-- BEGIN --

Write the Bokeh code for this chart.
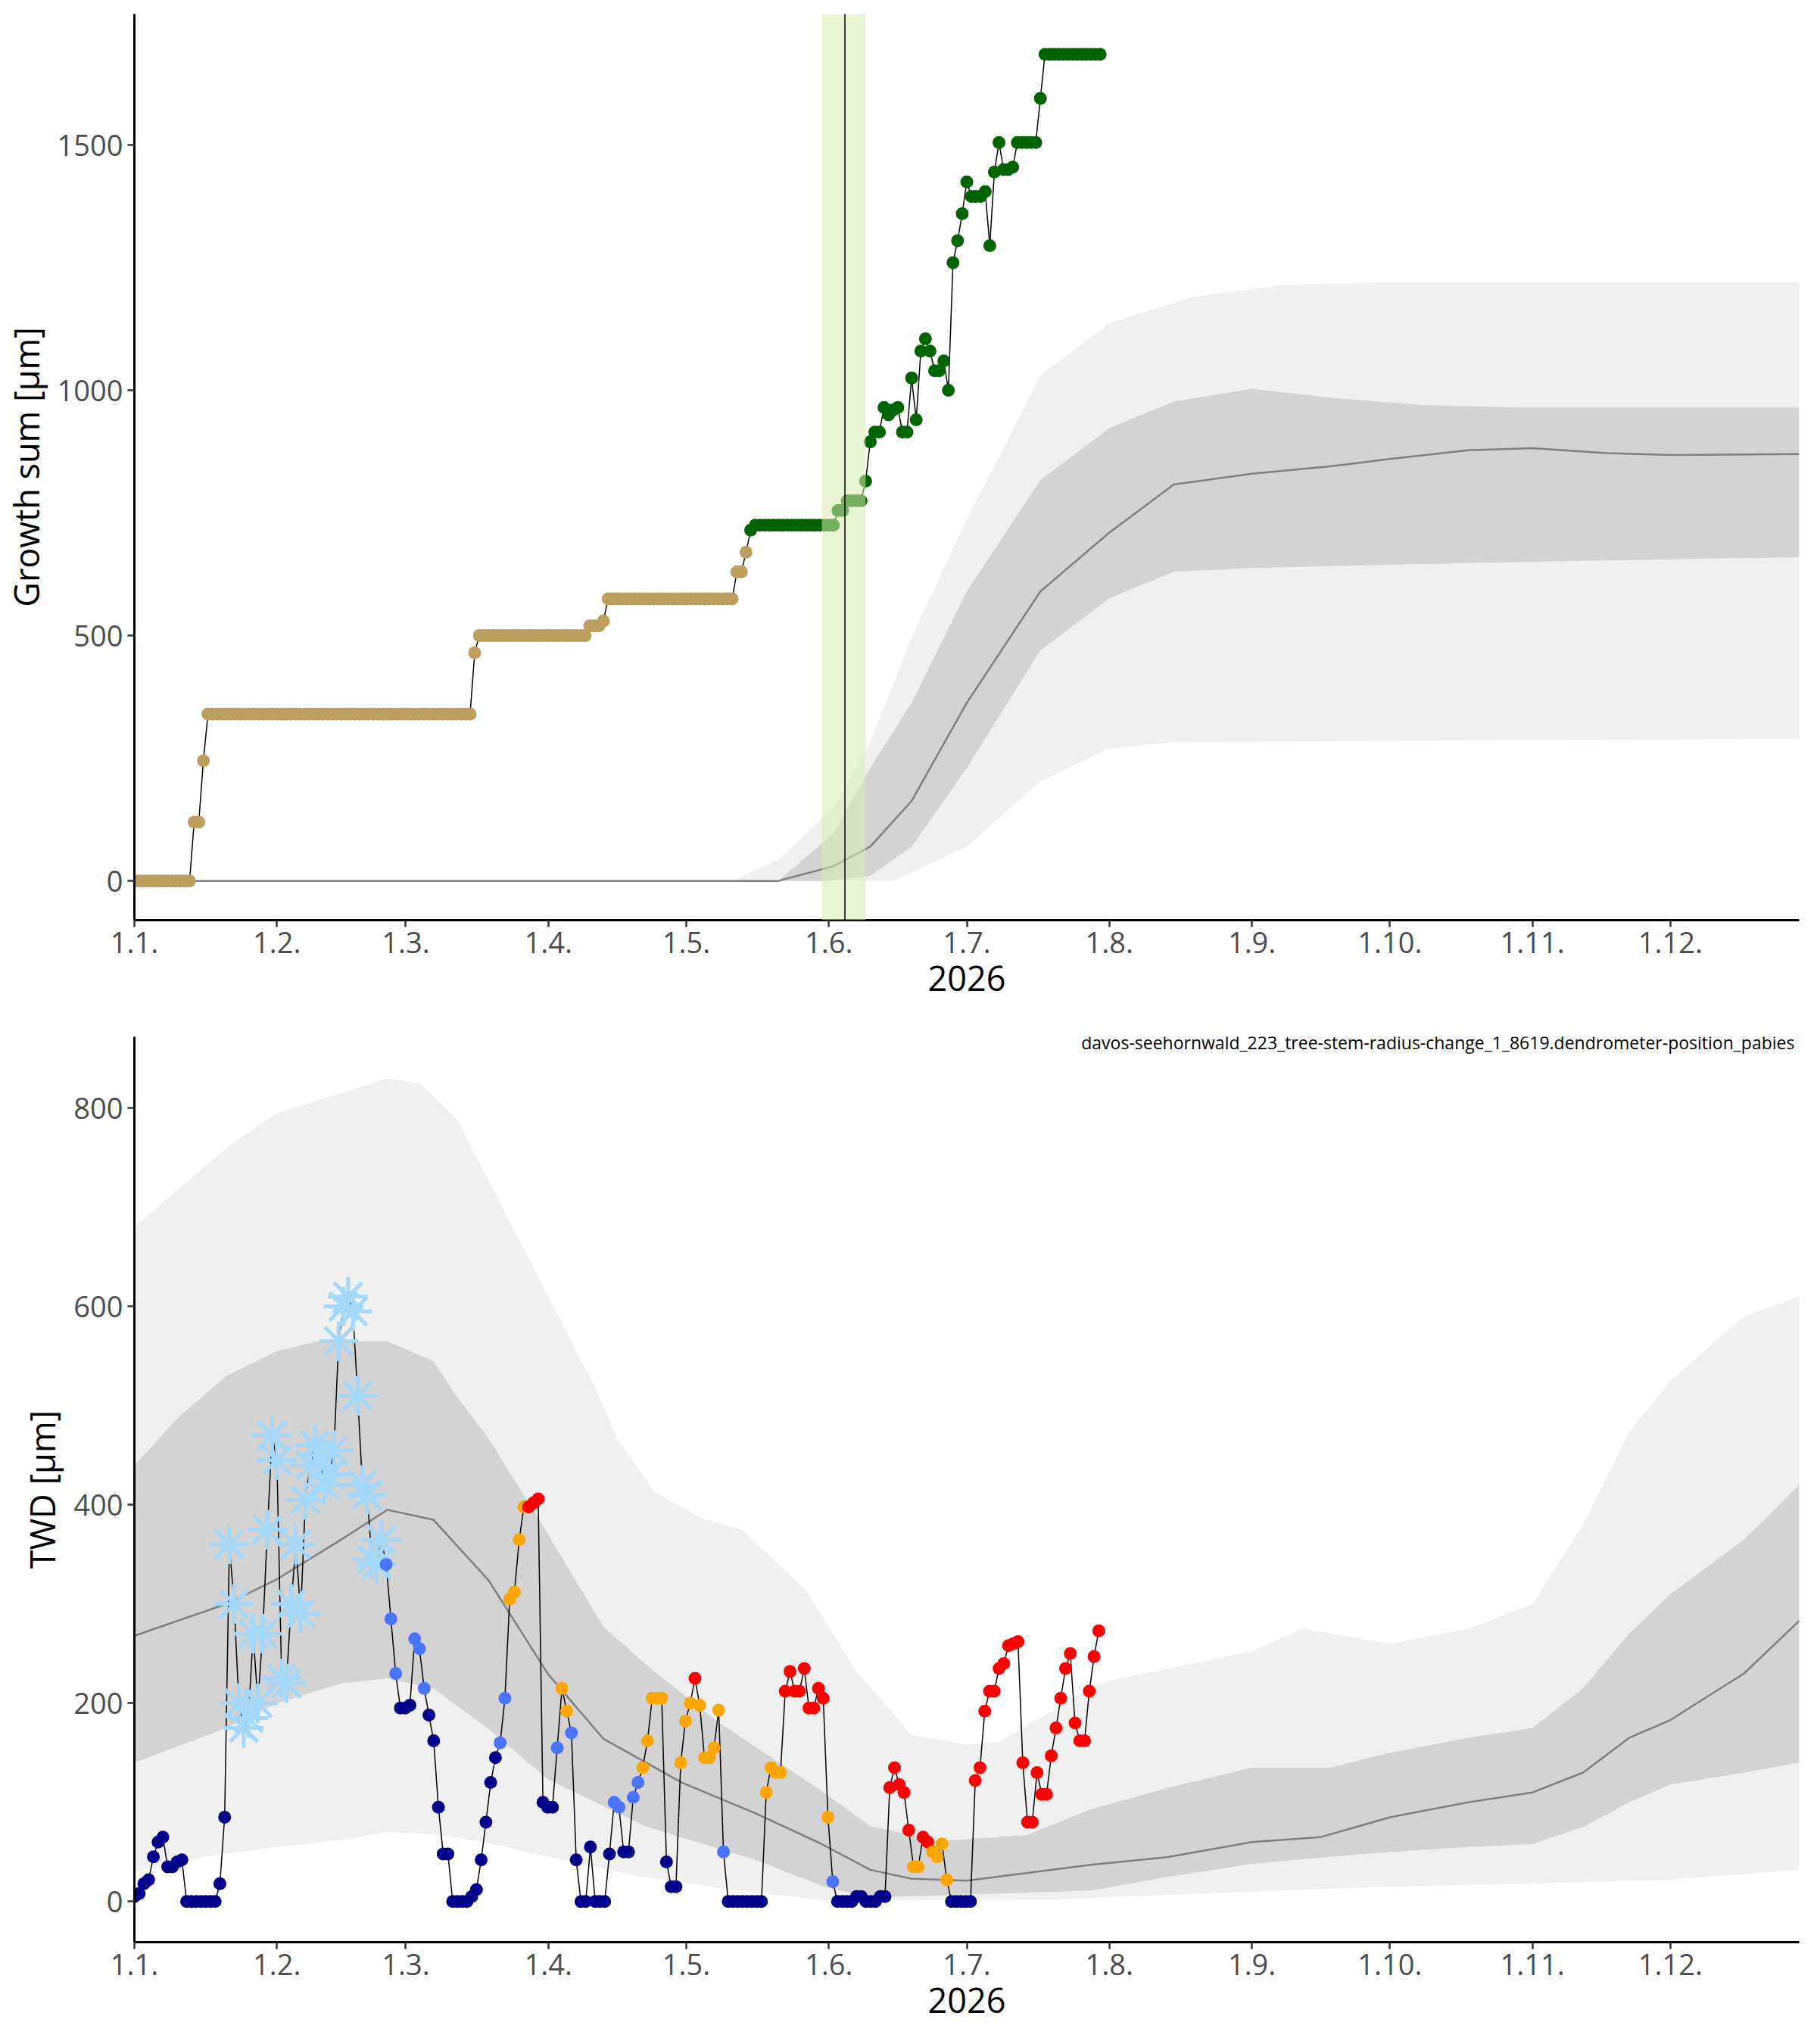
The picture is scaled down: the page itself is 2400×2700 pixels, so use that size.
import numpy as np
from bokeh.plotting import figure
from bokeh.layouts import column
from bokeh.models import FixedTicker, Range1d, Label, Span, BoxAnnotation
from bokeh.embed import file_html
from bokeh.resources import INLINE

month_days = [0, 31, 59, 90, 120, 151, 181, 212, 243, 273, 304, 334]
month_labels = ["1.1.", "1.2.", "1.3.", "1.4.", "1.5.", "1.6.", "1.7.", "1.8.", "1.9.", "1.10.", "1.11.", "1.12."]

# ---- Growth sum (top) ----
gro_segments = [(0, 12, 0), (13, 14, 120), (15, 15, 245), (16, 73, 340), (74, 74, 465), (75, 98, 500),
                (99, 101, 520), (102, 102, 530), (103, 130, 575), (131, 132, 630), (133, 133, 670),
                (134, 134, 715), (135, 152, 725), (153, 154, 755), (155, 158, 775), (159, 159, 815),
                (160, 160, 895), (161, 162, 915), (163, 163, 965), (164, 164, 950), (165, 165, 960),
                (166, 166, 965), (167, 168, 915), (169, 169, 1025), (170, 170, 940), (171, 171, 1080),
                (172, 172, 1105), (173, 173, 1080), (174, 175, 1040), (176, 176, 1060), (177, 177, 1000),
                (178, 178, 1260), (179, 179, 1305), (180, 180, 1360), (181, 181, 1425), (182, 184, 1395),
                (185, 185, 1405), (186, 186, 1295), (187, 187, 1445), (188, 188, 1505), (189, 190, 1450),
                (191, 191, 1455), (192, 196, 1505), (197, 197, 1595), (198, 210, 1685)]
gro_green_from = 134

gro_med_d = [0, 140, 152, 160, 169, 181, 197, 212, 226, 243, 260, 273, 290, 304, 320, 334, 362]
gro_med_v = [0, 0, 30, 70, 163, 363, 590, 710, 808, 830, 845, 860, 878, 882, 872, 868, 870]
gro_in_up_d = [0, 140, 152, 160, 169, 181, 197, 212, 226, 243, 260, 280, 300, 362]
gro_in_up = [0, 0, 96, 230, 363, 590, 817, 923, 977, 1003, 985, 970, 965, 965]
gro_in_lo_d = [0, 150, 160, 169, 181, 197, 212, 226, 243, 300, 362]
gro_in_lo = [0, 0, 10, 70, 230, 470, 576, 630, 638, 650, 660]
gro_out_up_d = [0, 130, 140, 152, 160, 169, 181, 190, 197, 212, 230, 250, 270, 362]
gro_out_up = [0, 0, 43, 150, 283, 496, 737, 900, 1030, 1137, 1190, 1215, 1220, 1220]
gro_out_lo_d = [0, 165, 181, 197, 212, 226, 362]
gro_out_lo = [0, 0, 70, 203, 270, 283, 290]

# ---- TWD (bottom) ----
twd_vals = [5, 8, 18, 22, 45, 60, 65, 35, 35, 40, 42, 0, 0, 0, 0, 0, 0, 0, 18, 85,
            360, 300, 200, 175, 185, 270, 200, 270, 375, 470, 445, 225, 220, 300, 360, 290, 405, 440, 460, 450,
            420, 430, 455, 565, 600, 610, 595, 510, 420, 410, 345, 340, 365, 340, 285, 230, 195, 195, 198, 265,
            255, 215, 188, 162, 95, 48, 48, 0, 0, 0, 0, 5, 12, 42, 80, 120, 145, 160, 205, 305,
            312, 365, 398, 398, 402, 406, 100, 95, 95, 155, 215, 192, 170, 42, 0, 0, 55, 0, 0, 0,
            48, 100, 95, 50, 50, 105, 120, 135, 162, 205, 205, 205, 40, 15, 15, 140, 182, 200, 225, 198,
            145, 145, 155, 193, 50, 0, 0, 0, 0, 0, 0, 0, 0, 110, 135, 130, 130, 212, 232, 212,
            212, 235, 195, 195, 215, 205, 85, 20, 0, 0, 0, 0, 5, 5, 0, 0, 0, 5, 5, 115,
            135, 118, 110, 72, 35, 35, 65, 60, 50, 45, 58, 22, 0, 0, 0, 0, 0, 122, 135, 192,
            212, 212, 235, 240, 258, 260, 262, 140, 80, 80, 130, 108, 108, 147, 175, 205, 235, 250, 180, 162,
            162, 212, 247, 273]
twd_cat = ("n" * 20
           + "s" * 20
           + "s" * 13 + "bbb" + "nnn" + "b"
           + "bb" + "n" * 15 + "bbo"
           + "ooo" + "rrr" + "nnn" + "b" + "oo" + "b" + "n" * 7
           + "nbbnnbb" + "ooooo" + "nnn" + "ooo" + "r" + "o"
           + "oooo" + "b" + "n" * 8 + "oooo" + "rrr"
           + "rrrrrr" + "o" + "b" + "n" * 11 + "r"
           + "rrrr" + "oo" + "rr" + "oooo" + "nnnnn" + "rrr"
           + "r" * 24)
twd_day_scale = 209.7 / 203.0

twd_med_d = [0, 20, 31, 45, 55, 65, 77, 90, 102, 119, 135, 149, 160, 169, 181, 208, 225, 243, 258, 273, 290, 304, 315, 325, 334, 350, 362]
twd_med_v = [268, 300, 325, 365, 395, 385, 324, 229, 164, 120, 89, 59, 32, 23, 21, 37, 45, 60, 65, 85, 100, 110, 130, 165, 183, 230, 283]
twd_in_d = [0, 10, 20, 31, 40, 55, 65, 70, 77, 90, 102, 113, 127, 149, 160, 175, 194, 208, 225, 243, 260, 273, 290, 304, 315, 325, 334, 350, 362]
twd_in_up = [440, 490, 530, 555, 565, 565, 545, 510, 467, 370, 277, 232, 181, 113, 76, 61, 67, 93, 115, 135, 135, 150, 165, 175, 215, 270, 310, 365, 420]
twd_in_lo_d = [0, 20, 31, 45, 55, 65, 77, 90, 111, 135, 150, 160, 208, 225, 243, 260, 273, 290, 304, 315, 325, 334, 350, 362]
twd_in_lo = [140, 175, 200, 220, 225, 215, 174, 123, 76, 42, 15, 4, 11, 25, 38, 45, 50, 55, 58, 75, 100, 118, 130, 140]
twd_out_d = [0, 20, 31, 45, 55, 62, 70, 80, 90, 100, 105, 113, 124, 132, 146, 157, 169, 181, 188, 208, 212, 243, 254, 273, 290, 304, 315, 325, 334, 350, 362]
twd_out_up = [680, 760, 795, 815, 830, 825, 790, 700, 610, 520, 467, 413, 385, 375, 314, 232, 168, 158, 161, 215, 223, 252, 275, 260, 275, 300, 380, 473, 525, 590, 610]
twd_out_lo_d = [0, 15, 31, 45, 55, 65, 77, 90, 110, 130, 150, 200, 243, 273, 304, 334, 362]
twd_out_lo = [30, 45, 55, 62, 70, 68, 59, 45, 25, 12, 1, 2, 10, 15, 18, 22, 32]

subtitle = "davos-seehornwald_223_tree-stem-radius-change_1_8619.dendrometer-position_pabies"
cat_colors = {"n": "#00008B", "b": "#4A74FF", "o": "#FFA500", "r": "#FF0000"}

FONT = "Open Sans"


def style(p, ylabel):
    p.xaxis.ticker = FixedTicker(ticks=month_days)
    p.xaxis.major_label_overrides = {d: l for d, l in zip(month_days, month_labels)}
    for ax in (p.xaxis[0], p.yaxis[0]):
        ax.axis_line_width = 3
        ax.axis_line_color = "black"
        ax.major_tick_line_width = 2.5
        ax.major_tick_line_color = "#333333"
        ax.major_tick_out = 9
        ax.major_tick_in = 0
        ax.minor_tick_line_color = None
        ax.major_label_text_font = FONT
        ax.major_label_text_font_size = "38px"
        ax.major_label_text_color = "#4D4D4D"
        ax.major_label_standoff = 6
        ax.axis_label_text_font = FONT
        ax.axis_label_text_font_size = "45px"
        ax.axis_label_text_font_style = "normal"
        ax.axis_label_text_color = "black"
        ax.axis_label_standoff = 8
    p.xaxis.axis_label_standoff = 14
    p.xaxis.axis_label = "2026"
    p.yaxis.axis_label = ylabel
    p.xgrid.visible = False
    p.ygrid.visible = False
    p.outline_line_color = None


def band(p, xl, lo, xu, up, color):
    xs = list(np.linspace(0, 362, 363))
    l = np.interp(xs, xl, lo)
    u = np.interp(xs, xu, up)
    p.varea(x=xs, y1=l, y2=u, fill_color=color)


# ---------- top figure ----------
p1 = figure(width=2384, height=1330, output_backend="svg", toolbar_location=None,
            x_range=Range1d(0, 362), y_range=Range1d(-80, 1767),
            min_border_left=173, min_border_right=8, min_border_top=18, min_border_bottom=115)
style(p1, "Growth sum [µm]")
p1.yaxis.ticker = FixedTicker(ticks=[0, 500, 1000, 1500])
band(p1, gro_out_lo_d, gro_out_lo, gro_out_up_d, gro_out_up, "#F0F0F0")
band(p1, gro_in_lo_d, gro_in_lo, gro_in_up_d, gro_in_up, "#D3D3D3")
p1.line(gro_med_d, gro_med_v, line_color="#7F7F7F", line_width=2.5)
p1.add_layout(BoxAnnotation(left=149.5, right=159, fill_color="#D7EDB0", fill_alpha=0.55, line_color=None))
p1.add_layout(Span(location=154.5, dimension="height", line_color="black", line_width=1.5))

gd, gv = [], []
for a, b, v in gro_segments:
    for d in range(a, b + 1):
        gd.append(d)
        gv.append(v)
p1.line(gd, gv, line_color="black", line_width=1.5)
gcol = ["#BC9F5F" if d < gro_green_from else "#006400" for d in gd]
p1.scatter(gd, gv, size=17, fill_color=gcol, line_color=None)

# ---------- bottom figure ----------
p2 = figure(width=2384, height=1350, output_backend="svg", toolbar_location=None,
            x_range=Range1d(0, 362), y_range=Range1d(-41, 872),
            min_border_left=173, min_border_right=8, min_border_top=39, min_border_bottom=115)
style(p2, "TWD [µm]")
p2.yaxis.ticker = FixedTicker(ticks=[0, 200, 400, 600, 800])
band(p2, twd_out_lo_d, twd_out_lo, twd_out_d, twd_out_up, "#F0F0F0")
band(p2, twd_in_lo_d, twd_in_lo, twd_in_d, twd_in_up, "#D3D3D3")
p2.line(twd_med_d, twd_med_v, line_color="#7F7F7F", line_width=2.5)

n = len(twd_vals)
cats = (twd_cat + "r" * n)[:n]
td = [i * twd_day_scale for i in range(n)]
p2.line(td, twd_vals, line_color="black", line_width=1.5)
sx = [td[i] for i in range(n) if cats[i] == "s"]
sy = [twd_vals[i] for i in range(n) if cats[i] == "s"]
p2.scatter(sx, sy, marker="asterisk", size=52, line_color="#A3D8FA", line_width=5)
ox = [td[i] for i in range(n) if cats[i] != "s"]
oy = [twd_vals[i] for i in range(n) if cats[i] != "s"]
oc = [cat_colors[cats[i]] for i in range(n) if cats[i] != "s"]
p2.scatter(ox, oy, size=17, fill_color=oc, line_color=None)
p2.add_layout(Label(x=361, y=866, text=subtitle, text_align="right", text_baseline="middle",
                    text_font=FONT, text_font_size="23px", text_color="black"))

open("out.html", "w").write(file_html(column(p1, p2, spacing=0), INLINE))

-- END --

SHORT PROBLEM:
Return only the lines running from the top of the data to the line that holds "gro_out_lo = [0, 0, 70, 203, 270, 283, 290]". Include both of those lines, but skip the pictures.

OUTPUT FOR THIS TASK:
Write the Bokeh code for this chart.
The picture is scaled down: the page itself is 2400×2700 pixels, so use that size.
import numpy as np
from bokeh.plotting import figure
from bokeh.layouts import column
from bokeh.models import FixedTicker, Range1d, Label, Span, BoxAnnotation
from bokeh.embed import file_html
from bokeh.resources import INLINE

month_days = [0, 31, 59, 90, 120, 151, 181, 212, 243, 273, 304, 334]
month_labels = ["1.1.", "1.2.", "1.3.", "1.4.", "1.5.", "1.6.", "1.7.", "1.8.", "1.9.", "1.10.", "1.11.", "1.12."]

# ---- Growth sum (top) ----
gro_segments = [(0, 12, 0), (13, 14, 120), (15, 15, 245), (16, 73, 340), (74, 74, 465), (75, 98, 500),
                (99, 101, 520), (102, 102, 530), (103, 130, 575), (131, 132, 630), (133, 133, 670),
                (134, 134, 715), (135, 152, 725), (153, 154, 755), (155, 158, 775), (159, 159, 815),
                (160, 160, 895), (161, 162, 915), (163, 163, 965), (164, 164, 950), (165, 165, 960),
                (166, 166, 965), (167, 168, 915), (169, 169, 1025), (170, 170, 940), (171, 171, 1080),
                (172, 172, 1105), (173, 173, 1080), (174, 175, 1040), (176, 176, 1060), (177, 177, 1000),
                (178, 178, 1260), (179, 179, 1305), (180, 180, 1360), (181, 181, 1425), (182, 184, 1395),
                (185, 185, 1405), (186, 186, 1295), (187, 187, 1445), (188, 188, 1505), (189, 190, 1450),
                (191, 191, 1455), (192, 196, 1505), (197, 197, 1595), (198, 210, 1685)]
gro_green_from = 134

gro_med_d = [0, 140, 152, 160, 169, 181, 197, 212, 226, 243, 260, 273, 290, 304, 320, 334, 362]
gro_med_v = [0, 0, 30, 70, 163, 363, 590, 710, 808, 830, 845, 860, 878, 882, 872, 868, 870]
gro_in_up_d = [0, 140, 152, 160, 169, 181, 197, 212, 226, 243, 260, 280, 300, 362]
gro_in_up = [0, 0, 96, 230, 363, 590, 817, 923, 977, 1003, 985, 970, 965, 965]
gro_in_lo_d = [0, 150, 160, 169, 181, 197, 212, 226, 243, 300, 362]
gro_in_lo = [0, 0, 10, 70, 230, 470, 576, 630, 638, 650, 660]
gro_out_up_d = [0, 130, 140, 152, 160, 169, 181, 190, 197, 212, 230, 250, 270, 362]
gro_out_up = [0, 0, 43, 150, 283, 496, 737, 900, 1030, 1137, 1190, 1215, 1220, 1220]
gro_out_lo_d = [0, 165, 181, 197, 212, 226, 362]
gro_out_lo = [0, 0, 70, 203, 270, 283, 290]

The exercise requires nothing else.